# CHALLENGE:
Search the records for the word "this" and pick out every line that has it.

[START SUPPLIED MATERIAL]

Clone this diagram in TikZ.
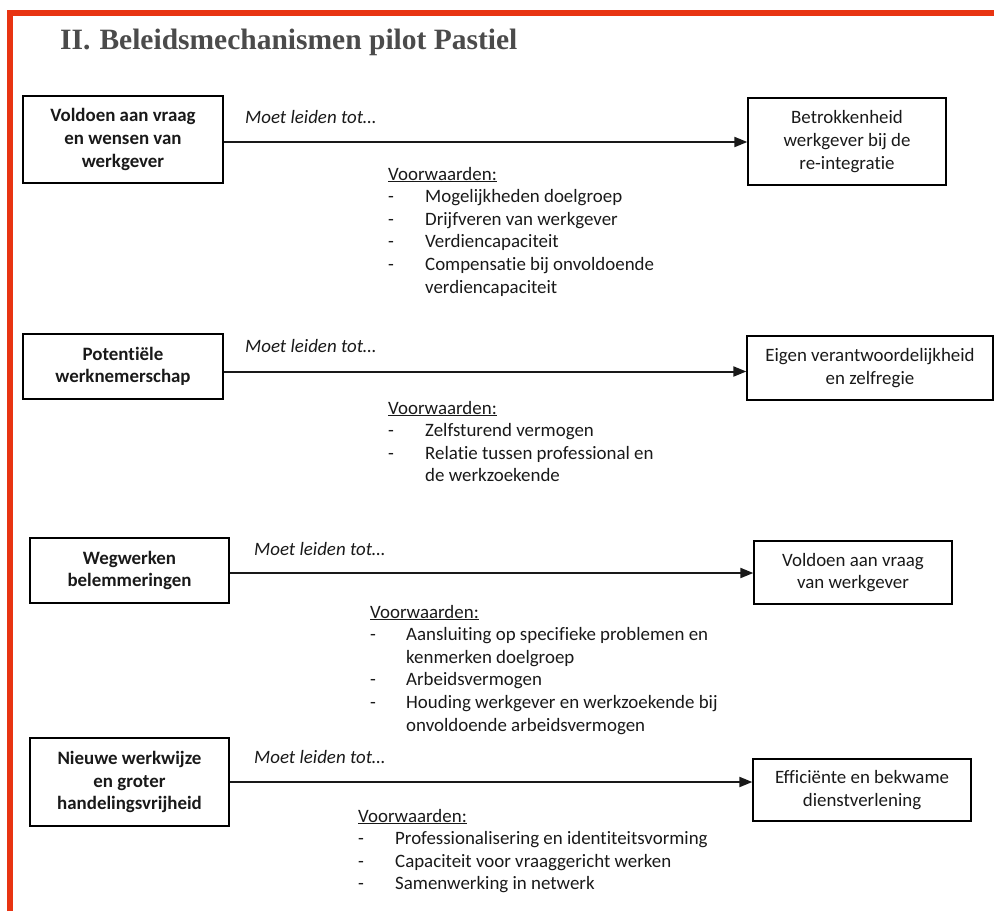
\documentclass[tikz,border=0pt]{standalone}
\usepackage{fontspec}
\setmainfont{Carlito}[Ligatures=NoCommon]
\newfontfamily\titelfont{Liberation Serif}
\usetikzlibrary{arrows.meta}
\definecolor{randrood}{RGB}{232,52,18}
\definecolor{inkt}{RGB}{25,25,25}
\definecolor{titelgrijs}{RGB}{75,75,75}
\newcommand{\tekst}{\fontsize{18.9}{22.6}\selectfont}
\tikzset{
        tekstnode/.style={align=center,inner sep=0pt,text=inkt,font=\tekst},
        % Oorzaak (links)
        node_oorzaak/.style={tekstnode, rectangle, draw=black, line width=1.3pt, font=\tekst\bfseries},
        % Gevolg (rechts)
        node_gevolg/.style={tekstnode, rectangle, draw=black, line width=1.3pt},
        % Moet leiden tot
        node_leiden/.style={tekstnode, anchor=base west, font=\tekst\itshape},
        % Voorwaarden
        node_voorwaarden/.style={tekstnode, anchor=base west, align=left}
}
\begin{document}
\begin{tikzpicture}[
            x=1pt, y=-1pt,
            pijl/.style={-{Triangle[length=13pt,width=10pt]}, line width=2pt, draw=inkt}
        ]
            \useasboundingbox (0,0) rectangle (994,911);
            \draw[randrood, line width=6pt] (10,911) -- (10,12.5) -- (994,12.5);
            \node[anchor=base west, inner sep=0pt, text=titelgrijs,
                font=\titelfont\fontsize{29.5}{31}\selectfont\bfseries] (titel) at (60,49)
                {II.\hspace{9pt}Beleidsmechanismen pilot Pastiel};

            % 1
            \node[node_oorzaak, minimum width=200pt, minimum height=87pt] (o1) at (123,139.5)
                {Voldoen aan vraag\\en wensen van\\werkgever};
            \node[node_gevolg, minimum width=198pt, minimum height=87pt] (g1) at (847,141.5)
                {Betrokkenheid\\werkgever bij de\\re-integratie};
            \node[node_leiden] (l1) at (245,123) {Moet leiden tot…};
            \node[node_voorwaarden] (v1) at (388,180) {\begin{tabular}[t]{@{}p{37pt}@{}l@{}}
                \multicolumn{2}{@{}l@{}}{\underline{Voorwaarden:}}\\
                - & Mogelijkheden doelgroep\\
                - & Drijfveren van werkgever\\
                - & Verdiencapaciteit\\
                - & Compensatie bij onvoldoende\\
                  & verdiencapaciteit
            \end{tabular}};
            \draw[pijl] ([yshift=-2.5pt]o1.east) -- ([yshift=-2.5pt]o1.east -| g1.west);

            % 2
            \node[node_oorzaak, minimum width=200pt, minimum height=65pt] (o2) at (123,366.5)
                {Potentiële\\werknemerschap};
            \node[node_gevolg, minimum width=246pt, minimum height=64pt] (g2) at (870,368)
                {Eigen verantwoordelijkheid\\en zelfregie};
            \node[node_leiden] (l2) at (245,352) {Moet leiden tot…};
            \node[node_voorwaarden] (v2) at (388,414) {\begin{tabular}[t]{@{}p{37pt}@{}l@{}}
                \multicolumn{2}{@{}l@{}}{\underline{Voorwaarden:}}\\
                - & Zelfsturend vermogen\\
                - & Relatie tussen professional en\\
                  & de werkzoekende
            \end{tabular}};
            \draw[pijl] ([yshift=-5pt]o2.east) -- ([yshift=-5pt]o2.east -| g2.west);

            % 3
            \node[node_oorzaak, minimum width=199pt, minimum height=65pt] (o3) at (129.5,570.5)
                {Wegwerken\\belemmeringen};
            \node[node_gevolg, minimum width=198pt, minimum height=63pt] (g3) at (853,572.5)
                {Voldoen aan vraag\\van werkgever};
            \node[node_leiden] (l3) at (254,555) {Moet leiden tot…};
            \node[node_voorwaarden] (v3) at (370,618) {\begin{tabular}[t]{@{}p{36pt}@{}l@{}}
                \multicolumn{2}{@{}l@{}}{\underline{Voorwaarden:}}\\
                - & Aansluiting op specifieke problemen en\\
                  & kenmerken doelgroep\\
                - & Arbeidsvermogen\\
                - & Houding werkgever en werkzoekende bij\\
                  & onvoldoende arbeidsvermogen
            \end{tabular}};
            \draw[pijl] ([yshift=-2.5pt]o3.east) -- ([yshift=-2.5pt]o3.east -| g3.west);

            % 4
            \node[node_oorzaak, minimum width=199pt, minimum height=88pt] (o4) at (129.5,782)
                {Nieuwe werkwijze\\en groter\\handelingsvrijheid};
            \node[node_gevolg, minimum width=218pt, minimum height=62pt] (g4) at (862,790)
                {Efficiënte en bekwame\\dienstverlening};
            \node[node_leiden] (l4) at (254,763) {Moet leiden tot…};
            \node[node_voorwaarden] (v4) at (358,822) {\begin{tabular}[t]{@{}p{37pt}@{}l@{}}
                \multicolumn{2}{@{}l@{}}{\underline{Voorwaarden:}}\\
                - & Professionalisering en identiteitsvorming\\
                - & Capaciteit voor vraaggericht werken\\
                - & Samenwerking in netwerk
            \end{tabular}};
            \draw[pijl] (o4.east) -- (o4.east -| g4.west);
        \end{tikzpicture}
\end{document}
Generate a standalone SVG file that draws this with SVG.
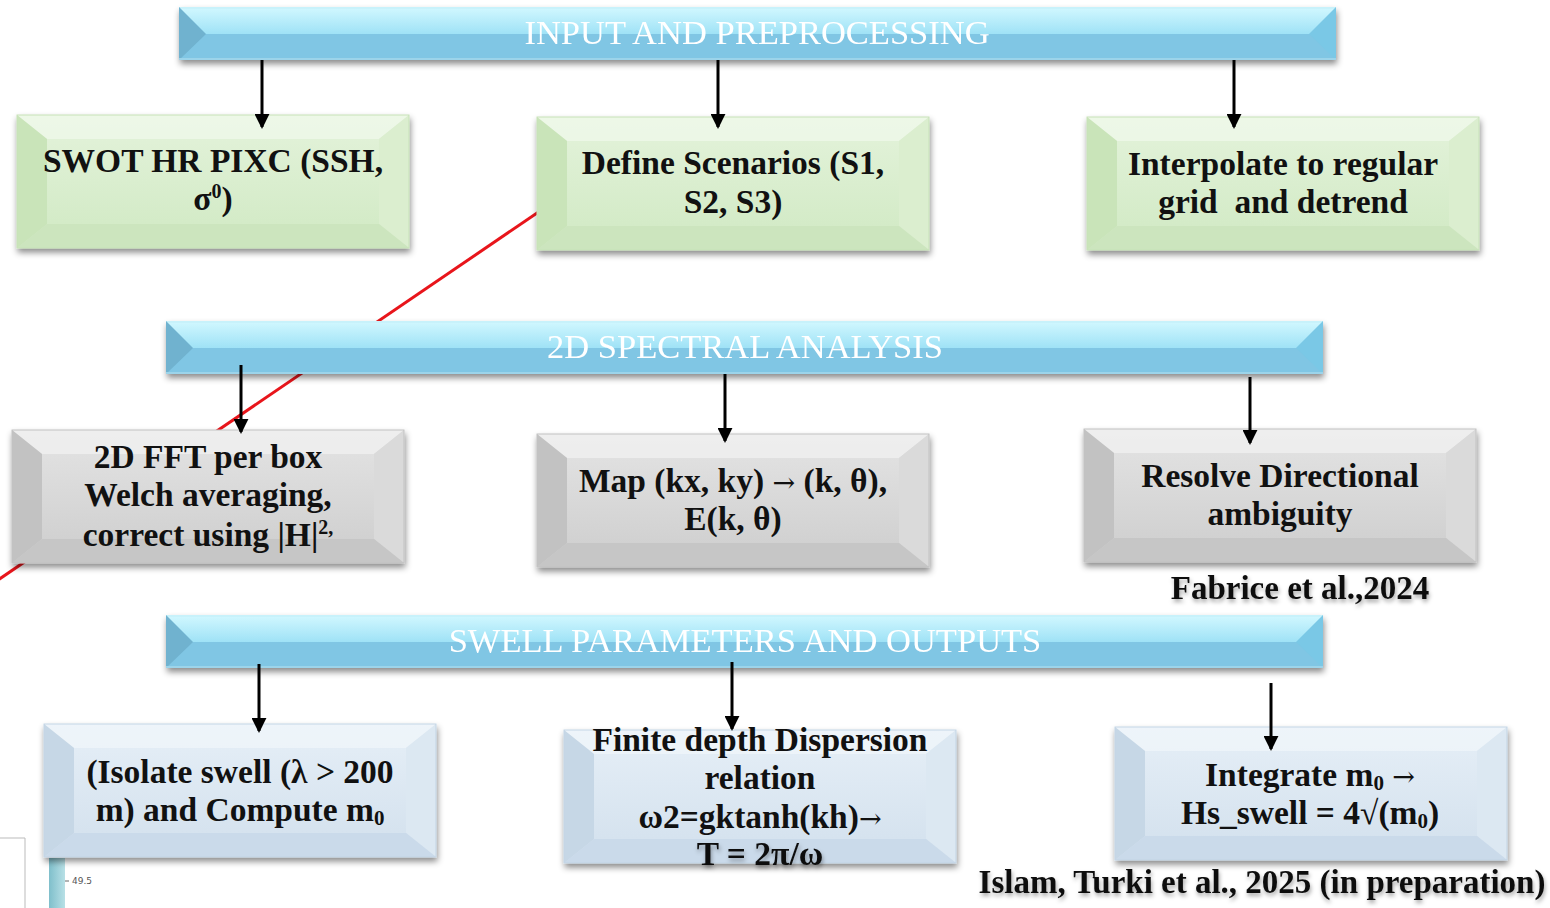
<svg xmlns="http://www.w3.org/2000/svg" xmlns:xlink="http://www.w3.org/1999/xlink" width="1550" height="908" viewBox="0 0 1550 908">
<style>
.t{font-family:"Liberation Serif","Times New Roman",serif;font-weight:bold;font-size:33.5px;fill:#111;text-anchor:middle}
.bt{font-family:"Liberation Serif","Times New Roman",serif;font-size:34.5px;fill:#fff;text-anchor:middle}
.cite{font-family:"Liberation Serif","Times New Roman",serif;font-weight:bold;font-size:33px;fill:#111;text-anchor:middle}
.ar{font-family:"DejaVu Serif",serif;font-weight:normal;font-size:27px}
.arr{stroke:#000;stroke-width:3;fill:none}
</style>
<defs>
<filter id="sh" x="-5%" y="-10%" width="110%" height="130%">
<feDropShadow dx="1" dy="4" stdDeviation="3" flood-color="#000" flood-opacity="0.45"/>
</filter>
<filter id="tsh" x="-5%" y="-20%" width="110%" height="150%">
<feDropShadow dx="1" dy="3" stdDeviation="2" flood-color="#000" flood-opacity="0.35"/>
</filter>
<marker id="ah" markerUnits="userSpaceOnUse" markerWidth="15" markerHeight="15" viewBox="0 0 16 16" refX="14" refY="8" orient="auto">
<path d="M0,0 L16,8 L0,16 Z" fill="#000"/>
</marker>
<linearGradient id="bnTop" x1="0" y1="0" x2="0" y2="1">
<stop offset="0" stop-color="#d2f8ff"/><stop offset="1" stop-color="#9fe2f6"/>
</linearGradient>
<linearGradient id="gFace" x1="0" y1="0" x2="0" y2="1">
<stop offset="0" stop-color="#e4f3db"/><stop offset="1" stop-color="#d0e9c3"/>
</linearGradient>
<linearGradient id="kFace" x1="0" y1="0" x2="0" y2="1">
<stop offset="0" stop-color="#e4e4e4"/><stop offset="1" stop-color="#cdcdcd"/>
</linearGradient>
<linearGradient id="uFace" x1="0" y1="0" x2="0" y2="1">
<stop offset="0" stop-color="#e6eff7"/><stop offset="1" stop-color="#d2e0ed"/>
</linearGradient>
<linearGradient id="barG" x1="0" y1="0" x2="1" y2="0">
<stop offset="0" stop-color="#7fbfcb"/><stop offset="1" stop-color="#b8e0e6"/>
</linearGradient>
<g id="banner">
<rect x="0" y="0" width="1157" height="53" fill="#80c6e4"/>
<rect x="0" y="0" width="1157" height="27" fill="url(#bnTop)"/>
<rect x="0" y="0" width="1157" height="2" fill="#c8f2fb"/>
<polygon points="0,0 27,27 0,53" fill="#6fb2cf"/>
<polygon points="1157,0 1130,27 1157,53" fill="#7ac8e6"/>
<rect x="0" y="51" width="1157" height="2" fill="#9cd4ea"/>
</g>
<g id="boxG">
<rect x="0" y="0" width="392" height="133" fill="url(#gFace)"/>
<polygon points="0,0 392,0 362,24 30,24" fill="#f1f9ec" opacity="0.7"/>
<polygon points="0,0 30,24 30,109 0,133" fill="#c9e4b9"/>
<polygon points="392,0 362,24 362,109 392,133" fill="#dbeecf"/>
<polygon points="0,133 30,109 362,109 392,133" fill="#cce5be"/>
<rect x="0" y="0" width="392" height="133" fill="none" stroke="#c7e2b8" stroke-width="1"/>
</g>
<g id="boxK">
<rect x="0" y="0" width="392" height="133" fill="url(#kFace)"/>
<polygon points="0,0 392,0 362,24 30,24" fill="#f2f2f2" opacity="0.7"/>
<polygon points="0,0 30,24 30,109 0,133" fill="#c2c2c2"/>
<polygon points="392,0 362,24 362,109 392,133" fill="#dadada"/>
<polygon points="0,133 30,109 362,109 392,133" fill="#c6c6c6"/>
<rect x="0" y="0" width="392" height="133" fill="none" stroke="#c2c2c2" stroke-width="1"/>
</g>
<g id="boxU">
<rect x="0" y="0" width="392" height="133" fill="url(#uFace)"/>
<polygon points="0,0 392,0 362,24 30,24" fill="#f1f6fb" opacity="0.7"/>
<polygon points="0,0 30,24 30,109 0,133" fill="#c6d7e6"/>
<polygon points="392,0 362,24 362,109 392,133" fill="#dce8f2"/>
<polygon points="0,133 30,109 362,109 392,133" fill="#cadaea"/>
<rect x="0" y="0" width="392" height="133" fill="none" stroke="#c3d5e5" stroke-width="1"/>
</g>
</defs>
<rect x="0" y="0" width="1550" height="908" fill="#fff"/>

<g id="artifact">
<path d="M0,838 H25 V908" fill="none" stroke="#bbb" stroke-width="1"/>
<rect x="49" y="858" width="16" height="50" fill="url(#barG)"/>
<line x1="65" y1="881" x2="69" y2="881" stroke="#666" stroke-width="1"/>
<text x="72" y="884" font-family="DejaVu Sans, sans-serif" font-size="9" fill="#555">49.5</text>
</g>

<g id="redline">
<line x1="540" y1="211" x2="-2" y2="580" stroke="#e8151b" stroke-width="3"/>
</g>

<g id="banner1" filter="url(#sh)">
<use href="#banner" x="179" y="7"/>
<text class="bt" x="757" y="44">INPUT AND PREPROCESSING</text>
</g>
<g id="banner2" filter="url(#sh)">
<use href="#banner" x="166" y="321"/>
<text class="bt" x="745" y="358">2D SPECTRAL ANALYSIS</text>
</g>
<g id="banner3" filter="url(#sh)">
<use href="#banner" x="166" y="615"/>
<text class="bt" x="745" y="652">SWELL PARAMETERS AND OUTPUTS</text>
</g>

<g id="swot">
<use href="#boxG" x="17" y="115" filter="url(#sh)"/>
<text class="t" x="213" y="172">SWOT HR PIXC (SSH,</text>
<text class="t" x="213" y="210">σ<tspan font-size="20" dy="-12">0</tspan><tspan dy="12">)</tspan></text>
</g>
<g id="scenarios">
<use href="#boxG" x="537" y="117" filter="url(#sh)"/>
<text class="t" x="733" y="174">Define Scenarios (S1,</text>
<text class="t" x="733" y="213">S2, S3)</text>
</g>
<g id="interpolate">
<use href="#boxG" x="1087" y="117" filter="url(#sh)"/>
<text class="t" x="1283" y="175">Interpolate to regular</text>
<text class="t" x="1283" y="213" xml:space="preserve">grid  and detrend</text>
</g>

<g id="fft">
<use href="#boxK" x="12" y="430" filter="url(#sh)"/>
<text class="t" x="208" y="468">2D FFT per box</text>
<text class="t" x="208" y="506">Welch averaging,</text>
<text class="t" x="208" y="546">correct using |H|<tspan font-size="20" dy="-12">2,</tspan></text>
</g>
<g id="map">
<use href="#boxK" x="537" y="434" filter="url(#sh)"/>
<text class="t" x="733" y="492">Map (kx, ky) <tspan class="ar">→</tspan> (k, θ),</text>
<text class="t" x="733" y="530">E(k, θ)</text>
</g>
<g id="resolve">
<use href="#boxK" x="1084" y="429" filter="url(#sh)"/>
<text class="t" x="1280" y="487">Resolve Directional</text>
<text class="t" x="1280" y="525">ambiguity</text>
</g>
<g id="cite1">
<text class="cite" x="1300" y="599" filter="url(#tsh)">Fabrice et al.,2024</text>
</g>

<g id="isolate">
<use href="#boxU" x="44" y="724" filter="url(#sh)"/>
<text class="t" x="240" y="783">(Isolate swell (λ &gt; 200</text>
<text class="t" x="240" y="821">m) and Compute m<tspan font-size="21" dy="4">0</tspan></text>
</g>
<g id="dispersion">
<use href="#boxU" x="564" y="730" filter="url(#sh)"/>
<text class="t" x="760" y="751">Finite depth Dispersion</text>
<text class="t" x="760" y="789">relation</text>
<text class="t" x="760" y="828">ω2=gktanh(kh)<tspan class="ar">→</tspan></text>
<text class="t" x="760" y="865" filter="url(#tsh)">T = 2π/ω</text>
</g>
<g id="integrate">
<use href="#boxU" x="1115" y="727" filter="url(#sh)"/>
<text class="t" x="1310" y="786">Integrate m<tspan font-size="21" dy="4">0</tspan><tspan dy="-4"> </tspan><tspan class="ar">→</tspan></text>
<text class="t" x="1310" y="824">Hs_swell = 4√(m<tspan font-size="21" dy="4">0</tspan><tspan dy="-4">)</tspan></text>
</g>
<g id="cite2">
<text class="cite" x="1262" y="893" filter="url(#tsh)">Islam, Turki et al., 2025 (in preparation)</text>
</g>

<g id="connectors">
<line class="arr" x1="262" y1="60" x2="262" y2="127" marker-end="url(#ah)"/>
<line class="arr" x1="718" y1="60" x2="718" y2="127" marker-end="url(#ah)"/>
<line class="arr" x1="1234" y1="60" x2="1234" y2="127" marker-end="url(#ah)"/>
<line class="arr" x1="241" y1="365" x2="241" y2="432" marker-end="url(#ah)"/>
<line class="arr" x1="725" y1="374" x2="725" y2="441" marker-end="url(#ah)"/>
<line class="arr" x1="1250" y1="377" x2="1250" y2="443" marker-end="url(#ah)"/>
<line class="arr" x1="259" y1="664" x2="259" y2="731" marker-end="url(#ah)"/>
<line class="arr" x1="732" y1="662" x2="732" y2="729" marker-end="url(#ah)"/>
<line class="arr" x1="1271" y1="683" x2="1271" y2="749" marker-end="url(#ah)"/>
</g>
</svg>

[END SUPPLIED MATERIAL]

# WRITTEN ANSWER:
Clone this diagram in TikZ.
Generate a standalone SVG file that draws this with SVG.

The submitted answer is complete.